Reforested products come from the replanting of a forest that had been reduced by fire or cutting. Trees are often replanted on land that has been damaged by inefficient agricultural practices or deforestation. By continuously reforesting the land, soils become richer and more fertile, and products made from reforested trees promote a dedication to re-use specific parcels of land, rather than clear-cutting untouched forests, reducing the destruction of our tropical rainforests.
Any natural resource (such as wood, solar energy, or plant materials) that can be replenished naturally at a sufficient rate for sustainable economic extraction in meaningful human time-frames.
Repurposed products are altered from their already created form to create a new item, without using new materials. For example, an old t-shirt could be easily cut and re-stitched to create a market tote bag, or metal pipes could be reshaped to create an art sculpture. This method allows manufacturers to create “new” products while still adhering to eco-friendly production practices.
Sustainability is a characteristic of certain products that provide environmental, social and economic benefit. Sustainable products are produced with minimal energy and packaging. They are considered eco-friendly as they are capable of being maintained at a steady level without exhausting natural resources or causing severe ecological damage. A popular example of a sustainable product is bamboo. Bamboo (which is technically a grass) will automatically regenerate without replanting, essentially creating a non-stop cycle of sustainable growth.
Upcycling is similar to repurposing. Upcycled products make use of post-consumer products, and then are altered to create a unique new product.

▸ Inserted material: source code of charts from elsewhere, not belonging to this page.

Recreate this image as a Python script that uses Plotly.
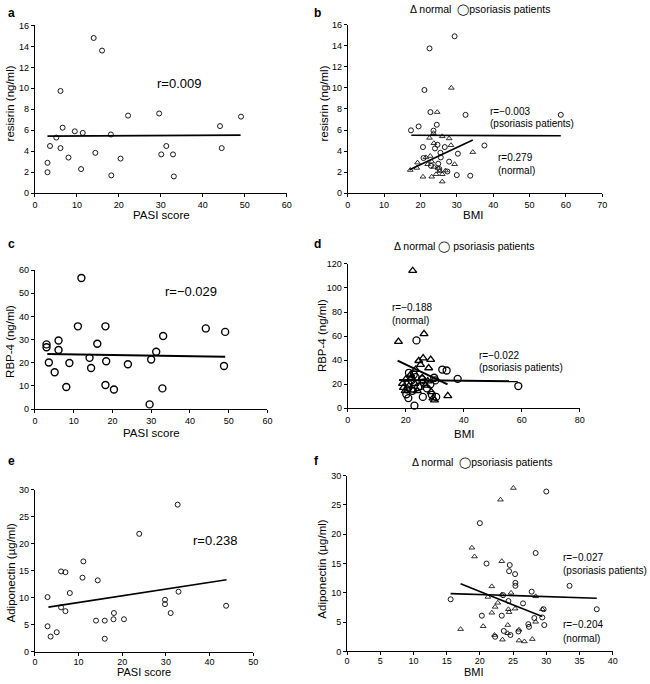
import plotly.graph_objects as go

# ---------------- data ----------------
# (a) PASI vs resistin (psoriasis patients)
a_pasi = [14.0, 16.0, 6.1, 6.6, 9.5, 11.4, 18.1, 22.2, 29.6, 44.1, 49.1, 3.6, 5.1, 6.1, 8.0,
          3.0, 3.0, 11.0, 14.4, 20.4, 18.2, 30.1, 31.3, 32.9, 33.1, 44.5]
a_resistin = [14.8, 13.6, 9.75, 6.25, 5.9, 5.75, 5.6, 7.4, 7.6, 6.4, 7.3, 4.5, 5.3, 4.3, 3.4,
              2.9, 2.0, 2.3, 3.85, 3.3, 1.7, 3.7, 4.5, 3.7, 1.6, 4.3]
a_fit_x = [3.0, 49.0]
a_fit_y = [5.44, 5.54]

# (b) BMI vs resistin
b_pso_bmi = [29.4, 22.5, 21.1, 22.75, 32.4, 58.6, 17.4, 19.5, 24.5, 23.6, 20.7, 24.7, 26.7,
             30.3, 37.6, 20.85, 25.5, 27.4, 27.9, 22.9, 30.0, 33.7, 24.9, 25.2, 25.6, 24.0]
b_pso_res = [14.9, 13.75, 9.8, 7.7, 7.44, 7.44, 5.97, 6.34, 6.5, 5.94, 4.38, 4.6, 4.38,
             3.75, 4.53, 3.34, 3.84, 2.06, 3.0, 2.6, 1.72, 1.66, 2.8, 2.3, 3.4, 4.25]
b_nor_bmi = [28.5, 24.6, 23.6, 22.5, 26.0, 27.9, 23.7, 28.4, 34.4, 22.7, 23.1, 22.0, 23.7,
             24.8, 19.2, 17.2, 19.0, 20.7, 23.1, 24.3, 26.0, 26.0, 26.9, 29.4, 25.3, 21.5]
b_nor_res = [10.0, 7.7, 5.7, 5.25, 5.4, 5.2, 4.75, 4.56, 3.9, 3.53, 3.0, 2.75, 2.5,
             2.4, 2.9, 2.2, 2.4, 1.56, 1.56, 1.8, 1.8, 1.1, 2.15, 2.75, 2.1, 3.4]
b_pso_fit_x = [17.5, 58.6]
b_pso_fit_y = [5.5, 5.45]
b_nor_fit_x = [17.0, 34.4]
b_nor_fit_y = [2.22, 5.06]

# (c) PASI vs RBP-4
c_pasi = [12.0, 3.0, 3.0, 6.1, 6.1, 3.6, 5.1, 8.9, 8.1, 11.1, 18.2, 16.1, 14.1, 14.5, 18.4,
          18.2, 20.4, 24.0, 30.0, 31.3, 33.1, 32.9, 29.6, 44.1, 49.1, 48.8]
c_rbp4 = [56.6, 27.9, 26.7, 29.6, 25.5, 20.1, 15.9, 19.9, 9.5, 35.7, 35.7, 28.2, 22.1, 17.7, 20.6,
          10.4, 8.4, 19.3, 21.4, 24.7, 31.5, 8.9, 2.0, 34.8, 33.3, 18.6]
c_fit_x = [3.2, 49.1]
c_fit_y = [23.8, 22.55]

# (d) BMI vs RBP-4
d_nor_bmi = [22.4, 17.5, 26.3, 26.0, 28.6, 24.5, 25.1, 27.9, 23.4, 21.7, 18.9, 19.2, 21.1,
             22.5, 24.0, 25.7, 27.6, 28.8, 29.4, 29.9, 34.5, 20.0, 26.8, 23.1, 19.8, 22.0]
d_nor_rbp = [114.3, 55.4, 61.9, 41.7, 40.4, 39.5, 36.3, 33.5, 32.2, 28.1, 20.5, 17.2, 18.5,
             15.0, 14.5, 25.4, 22.6, 13.6, 8.5, 6.8, 10.4, 24.0, 19.1, 20.5, 14.5, 25.4]
d_pso_bmi = [23.7, 34.1, 32.6, 37.9, 58.8, 20.9, 23.0, 25.9, 30.5, 21.1, 22.8, 22.0, 25.6,
             28.5, 29.8, 24.3, 20.9, 30.2, 20.2, 29.0, 22.3, 25.1, 26.2, 23.4, 27.3, 20.6]
d_pso_rbp = [56.4, 31.4, 32.2, 24.5, 18.5, 8.5, 2.2, 9.5, 9.5, 29.5, 28.1, 23.2, 24.0,
             19.9, 25.4, 17.7, 20.5, 23.2, 11.7, 11.2, 14.5, 18.5, 21.3, 25.9, 16.6, 15.8]
d_pso_fit_x = [17.7, 58.6]
d_pso_fit_y = [23.5, 22.4]
d_nor_fit_x = [17.2, 34.4]
d_nor_fit_y = [39.6, 19.9]

# (e) PASI vs adiponectin
e_pasi = [2.9, 2.9, 3.6, 5.0, 6.0, 7.0, 6.0, 7.0, 8.0, 10.9, 11.1, 14.4, 14.0, 16.0, 16.0,
          18.0, 18.1, 20.4, 23.9, 29.8, 29.8, 31.1, 32.7, 32.9, 43.8]
e_adipo = [10.1, 4.7, 2.8, 3.6, 14.85, 14.7, 8.2, 7.5, 10.85, 13.7, 16.7, 13.2, 5.75, 5.75, 2.4,
           6.0, 7.15, 6.0, 21.8, 9.6, 8.8, 7.15, 27.2, 11.1, 8.5]
e_fit_x = [3.1, 43.9]
e_fit_y = [8.25, 13.3]

# (f) BMI vs adiponectin
f_nor_bmi = [25.05, 23.1, 18.8, 19.2, 23.3, 21.8, 24.7, 23.3, 28.4, 21.2, 22.7, 22.3, 21.8, 24.3,
             24.4, 25.3, 29.4, 28.4, 17.1, 20.5, 24.2, 22.2, 23.4, 25.9, 26.7, 27.9, 25.9, 24.2]
f_nor_adi = [27.9, 25.9, 17.7, 16.2, 15.4, 11.1, 10.0, 9.7, 9.4, 9.3, 8.3, 7.6, 6.6, 7.2,
             6.7, 7.3, 7.2, 5.05, 3.8, 4.3, 4.5, 2.8, 2.0, 1.85, 1.7, 2.1, 3.7, 3.1]
f_pso_bmi = [30.0, 20.0, 28.4, 21.0, 24.5, 24.4, 25.3, 25.35, 25.35, 33.5, 15.6, 27.8, 23.5, 26.5,
             24.3, 37.6, 29.6, 20.3, 23.3, 28.2, 29.4, 27.3, 27.4, 29.7, 25.8, 23.6, 24.6, 22.3]
f_pso_adi = [27.3, 21.9, 16.8, 15.0, 14.75, 13.7, 13.2, 11.7, 11.2, 11.2, 8.9, 10.2, 9.6, 8.2,
             8.6, 7.2, 7.2, 6.1, 6.1, 5.7, 5.8, 4.65, 4.2, 4.5, 3.4, 3.5, 2.8, 2.5]
f_pso_fit_x = [15.6, 37.6]
f_pso_fit_y = [9.87, 9.09]
f_nor_fit_x = [17.1, 29.4]
f_nor_fit_y = [11.55, 5.95]

# ---------------- layout helpers ----------------
W, H = 650, 684
FONT = "Arial, Liberation Sans, sans-serif"


def px_x(p):
    return p / W


def px_y(p):
    return 1 - p / H


def xdom(l, r):
    return [px_x(l), px_x(r)]


def ydom(t, b):
    return [px_y(b), px_y(t)]


def axis(domain, rng, dtick, anchor, standoff=0):
    d = dict(domain=domain, range=rng, dtick=dtick, tick0=0, showline=True,
             linecolor="black", linewidth=1, ticks="outside", ticklen=3, tickwidth=1,
             tickcolor="black", showgrid=False, zeroline=False, anchor=anchor,
             tickfont=dict(size=9, color="black", family=FONT), fixedrange=True)
    if standoff:
        d["ticklabelstandoff"] = standoff
    return d


fig = go.Figure()


def pts(x, y, sym, size, lw, xa, ya):
    fig.add_trace(go.Scatter(x=x, y=y, mode="markers", xaxis=xa, yaxis=ya,
                             marker=dict(symbol=sym, size=size, color="black",
                                         line=dict(width=lw, color="black")),
                             showlegend=False, cliponaxis=False))


def fit(x, y, xa, ya, w=1.6):
    fig.add_trace(go.Scatter(x=x, y=y, mode="lines", xaxis=xa, yaxis=ya,
                             line=dict(color="black", width=w), showlegend=False))


# a
pts(a_pasi, a_resistin, "circle-open", 5, 0.9, "x", "y")
fit(a_fit_x, a_fit_y, "x", "y")
# b
pts(b_nor_bmi, b_nor_res, "triangle-up-open", 5, 0.8, "x2", "y2")
pts(b_pso_bmi, b_pso_res, "circle-open", 5, 0.9, "x2", "y2")
fit(b_pso_fit_x, b_pso_fit_y, "x2", "y2")
fit(b_nor_fit_x, b_nor_fit_y, "x2", "y2")
# c
pts(c_pasi, c_rbp4, "circle-open", 7, 1.4, "x3", "y3")
fit(c_fit_x, c_fit_y, "x3", "y3", 2)
# d
pts(d_nor_bmi, d_nor_rbp, "triangle-up-open", 7, 1.3, "x4", "y4")
pts(d_pso_bmi, d_pso_rbp, "circle-open", 7, 1.3, "x4", "y4")
fit(d_pso_fit_x, d_pso_fit_y, "x4", "y4", 2)
fit(d_nor_fit_x, d_nor_fit_y, "x4", "y4", 2)
# e
pts(e_pasi, e_adipo, "circle-open", 5, 0.9, "x5", "y5")
fit(e_fit_x, e_fit_y, "x5", "y5")
# f
pts(f_nor_bmi, f_nor_adi, "triangle-up-open", 5, 0.8, "x6", "y6")
pts(f_pso_bmi, f_pso_adi, "circle-open", 5, 0.9, "x6", "y6")
fit(f_pso_fit_x, f_pso_fit_y, "x6", "y6")
fit(f_nor_fit_x, f_nor_fit_y, "x6", "y6")

layout = dict(
    width=W, height=H, margin=dict(l=0, r=0, t=0, b=0),
    paper_bgcolor="white", plot_bgcolor="white", showlegend=False,
    font=dict(family=FONT, color="black"),
    xaxis=axis(xdom(32.3, 287.3), [0, 60], 10, "y"),
    yaxis=axis(ydom(20.7, 191), [0, 16], 2, "x"),
    xaxis2=axis(xdom(349, 606.7), [0, 70], 10, "y2"),
    yaxis2=axis(ydom(20, 191), [0, 16], 2, "x2"),
    xaxis3=axis(xdom(32.3, 267.7), [0, 60], 10, "y3"),
    yaxis3=axis(ydom(269, 410), [0, 60], 10, "x3"),
    xaxis4=axis(xdom(349, 584), [0, 80], 20, "y4"),
    yaxis4=axis(ydom(262.7, 409.3), [0, 120], 20, "x4"),
    xaxis5=axis(xdom(32.3, 253.3), [0, 50], 10, "y5", -2),
    yaxis5=axis(ydom(491.7, 656.3), [0, 30], 5, "x5"),
    xaxis6=axis(xdom(348.3, 617.3), [0, 40], 5, "y6", -2),
    yaxis6=axis(ydom(477.7, 656), [0, 30], 5, "x6"),
)
fig.update_layout(**layout)

ann = []


def text(t, x, y, size=11, xanchor="center", angle=0, bold=False):
    ann.append(dict(text=("<b>%s</b>" % t) if bold else t, x=px_x(x), y=px_y(y),
                    xref="paper", yref="paper", xanchor=xanchor, yanchor="middle",
                    showarrow=False, textangle=angle,
                    font=dict(size=size, family=FONT, color="black")))


# panel letters
for lab, x, y in [("a", 3, 8), ("b", 313, 8), ("c", 3, 243), ("d", 313, 243),
                  ("e", 3, 463), ("f", 313, 463)]:
    text(lab, x, y, size=12, xanchor="left", bold=True)

# axis titles
TS = 11.5
text("PASI score", 160, 213, size=TS)
text("BMI", 476, 213, size=TS)
text("PASI score", 150, 434, size=TS)
text("BMI", 467, 435, size=TS)
text("PASI score", 143, 677, size=11)
text("BMI", 477, 677, size=11)
text("resisrin (ng/ml)", 7, 100, size=TS, angle=-90)
text("resisrin (ng/ml)", 325, 100, size=TS, angle=-90)
text("RBP-4 (ng/ml)", 7, 341, size=TS, angle=-90)
text("RBP-4 (ng/ml)", 323, 336, size=TS, angle=-90)
text("Adiponectin (µg/ml)", 8, 576, size=TS, angle=-90)
text("Adiponectin (µg/ml)", 323, 573, size=TS, angle=-90)

# legends
BIG = "◯"
text("Δ normal  " + BIG + "psoriasis patients", 483, 5, size=10.5)
text("Δ normal " + BIG + " psoriasis patients", 467, 245, size=10.5)
text("Δ normal  " + BIG + "psoriasis patients", 485, 464, size=10.5)

# r values
text("r=0.009", 178, 80, size=13)
text("r=−0.029", 190, 291, size=13)
text("r=0.238", 215, 543, size=13)
RS = 10
text("r=−0.003", 491, 108, size=RS, xanchor="left")
text("(psoriasis patients)", 491, 120, size=RS, xanchor="left")
text("r=0.279", 499, 155, size=RS, xanchor="left")
text("(normal)", 499, 168, size=RS, xanchor="left")
text("r=−0.188", 392, 307, size=RS, xanchor="left")
text("(normal)", 392, 320, size=RS, xanchor="left")
text("r=−0.022", 480, 356, size=RS, xanchor="left")
text("(psoriasis patients)", 480, 368, size=RS, xanchor="left")
text("r=−0.027", 565, 561, size=RS, xanchor="left")
text("(psoriasis patients)", 565, 574, size=RS, xanchor="left")
text("r=−0.204", 565, 629, size=RS, xanchor="left")
text("(normal)", 565, 643, size=RS, xanchor="left")

fig.update_layout(annotations=ann)
fig.write_html("out.html", config={"displayModeBar": False},
               post_script="document.body.style.margin='0';document.body.style.padding='0';"
                           "document.documentElement.style.overflow='hidden';")
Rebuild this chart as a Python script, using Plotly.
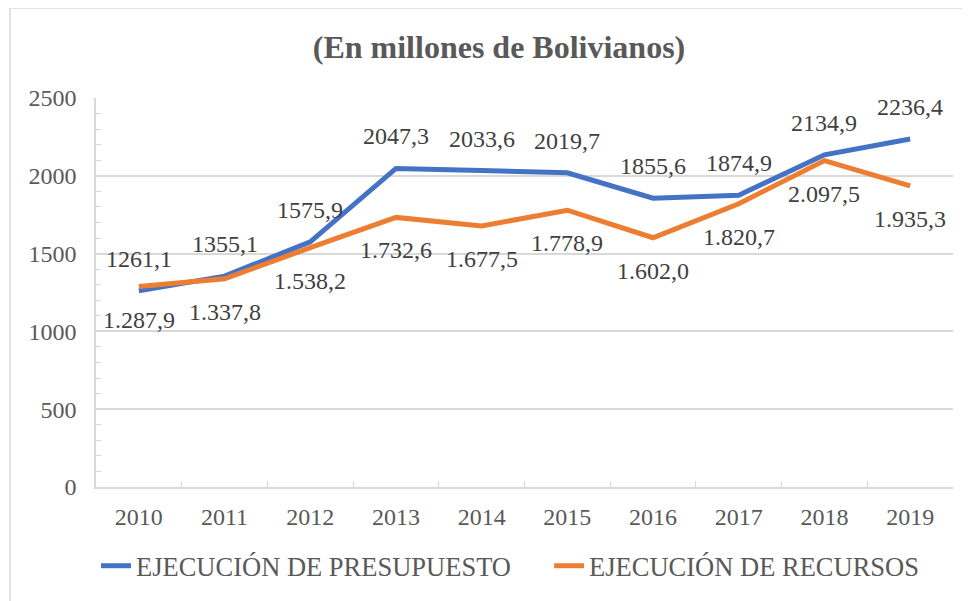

Volatile Organic Compounds (VOCs):
VOCs are carbon-based gases emitted from liquids or solid substances which may cause short and long term harmful health effects. These compounds can be found in air fresheners, cosmetics, paint, building materials, moth balls, and cleaning and disinfecting products, to name a few. To avoid inhaling VOC’s in your home, look for products that claim they do not use VOCs in their labeling or product descriptions.